Organic and fair trade nutmeg without shell.
What is nutmeg and what are nutmeg benefits? Ground nutmeg and mace are from the same fruit.
The nutmeg tree (Myristica fragrans) bears the only tropical fruit that is the source of two different spices: nutmeg and mace. Both offer a warm, sweet and aromatic flavour. However, mace has more potency. While nutmeg is quite affordable today, a few hundred years ago a small bag of the delicious spice would have provided its owner with lifelong financial independence!
The nutmeg tree is a fruit-bearing evergreen that can grow up to 60 feet tall. Although it can take a full 7 years for the nutmeg tree to bear fruit, once it starts it doesn’t stop! The tree can bear fruit for upwards of 90 years and will often produce enough for three harvests within one growing season.
The fruit of the tree is about the size of an apricot, splitting open when ripe to expose a single hard egg-shaped nut known as nutmeg. A lacy reddish flesh called aril, referred to as mace, covers this hard nut. This coating is collected, dried and sold either in strips or finely ground.
Growers know the dried nut around the seed is ready to be broken open when shaking it produces a rattling sound. The revealed nutmeg seed is roughly 1 inch long and ¾ of an inch wide and weighs about 1/4 - ½ ounce. The dried seeds are then ground and used as spice.
At Kurundu we not only offer the more common nutmeg powder, but we also sell the whole seed with and without the shell.
A good source of copper, potassium, calcium, manganese, iron, zinc and magnesium, nutmeg is also rich in many B-complex vitamins including vitamin C, folic acid, riboflavin, niacin, vitamin A and many flavonoid antioxidants like beta-carotene and cryptoxanthin. Nutmeg has an ORAC (Oxygen radical absorbance capacity) value of 69,640 as based on the TEAC (Trolox equivalanet antioxidant capacity) unit of measure. This means that for every teaspoon, or 2 grams, of nutmeg you receive a TEAC value of 1,393.
The most active part of the nutmeg plant, however, is its essential oil which can be used to treat joint and muscle pain, remove toxins from the body, dissolve kidney stones and relieve infections. Heart problems can be alleviated by nutmeg too, as the spice increases blood circulation and stimulates the cardiovascular system.
A natural brain booster, nutmeg oil contains the compounds myristicin and elemicin, which have been found to have both soothing and wakening effects on the brain. Better concentration and lower stress levels are provided through increased circulation and direct brain stimulation that alleviates mental exhaustion.

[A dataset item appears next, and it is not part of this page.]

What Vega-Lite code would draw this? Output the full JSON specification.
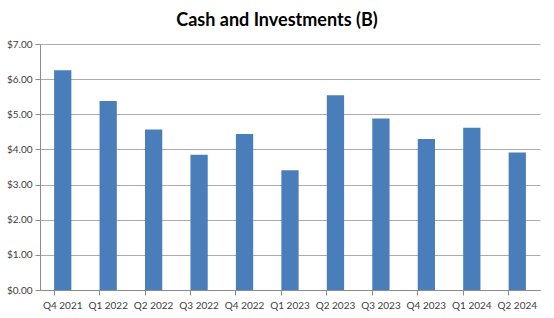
{
  "$schema": "https://vega.github.io/schema/vega-lite/v6.json",
  "width": 500,
  "height": 246,
  "autosize": {"type": "none"},
  "padding": {"left": 40, "top": 44, "right": 14, "bottom": 28},
  "background": "white",
  "title": {
    "text": "Cash and Investments (B)",
    "font": "Lato",
    "fontSize": 18,
    "fontWeight": "bold",
    "color": "#000000",
    "anchor": "middle",
    "frame": "group",
    "dx": -13,
    "offset": 9
  },
  "data": {
    "values": [
      {"quarter": "Q4 2021", "value": 6.25},
      {"quarter": "Q1 2022", "value": 5.38},
      {"quarter": "Q2 2022", "value": 4.57},
      {"quarter": "Q3 2022", "value": 3.85},
      {"quarter": "Q4 2022", "value": 4.44},
      {"quarter": "Q1 2023", "value": 3.41},
      {"quarter": "Q2 2023", "value": 5.54},
      {"quarter": "Q3 2023", "value": 4.88},
      {"quarter": "Q4 2023", "value": 4.30},
      {"quarter": "Q1 2024", "value": 4.62},
      {"quarter": "Q2 2024", "value": 3.91}
    ]
  },
  "mark": {"type": "bar", "color": "#4a7ebb"},
  "encoding": {
    "x": {
      "field": "quarter",
      "type": "nominal",
      "sort": null,
      "scale": {"paddingInner": 0.62, "paddingOuter": 0.31},
      "axis": {
        "title": null,
        "labelAngle": 0,
        "labelFont": "Lato",
        "labelFontSize": 10,
        "labelColor": "#404040",
        "labelPadding": 5,
        "domainColor": "#8c8c8c",
        "tickColor": "#8c8c8c",
        "tickSize": 5,
        "bandPosition": 0,
        "grid": false
      }
    },
    "y": {
      "field": "value",
      "type": "quantitative",
      "scale": {"domain": [0, 7], "nice": false},
      "axis": {
        "title": null,
        "values": [0, 1, 2, 3, 4, 5, 6, 7],
        "format": "$.2f",
        "labelFont": "Lato",
        "labelFontSize": 10,
        "labelColor": "#404040",
        "labelPadding": 3,
        "domainColor": "#8c8c8c",
        "tickColor": "#8c8c8c",
        "tickSize": 5,
        "gridColor": "#ababab",
        "gridWidth": 1
      }
    }
  },
  "config": {"view": {"stroke": null}}
}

Also good for digestion, nutmeg helps rid of gas and stomach aches and can provide relief from vomiting, diarrhea, and flatulence. Mix nutmeg powder (about 5 to 15 grams) with apple or banana juice as a remedy for diarrhea and indigestion.
While there are many health benefits of nutmeg, nutmeg can be toxic in excess. Never consume more than 30 grams (around 6 tablespoons) in a day. If pregnant, consult your doctor before use.
In the Kitchen
With their warm sweet flavour nutmeg and mace are a great addition to desserts such as custard, pumpkin pie, apple pie, and cinnamon rolls. Add nutmeg to coffee or sprinkle a bit of nutmeg in your holiday eggnog.
Nutmeg can also be used with vegetable dishes. Simply add powder or for a richer, fresher flavour grate or mill dried whole seeds and add at the last moment of cooking.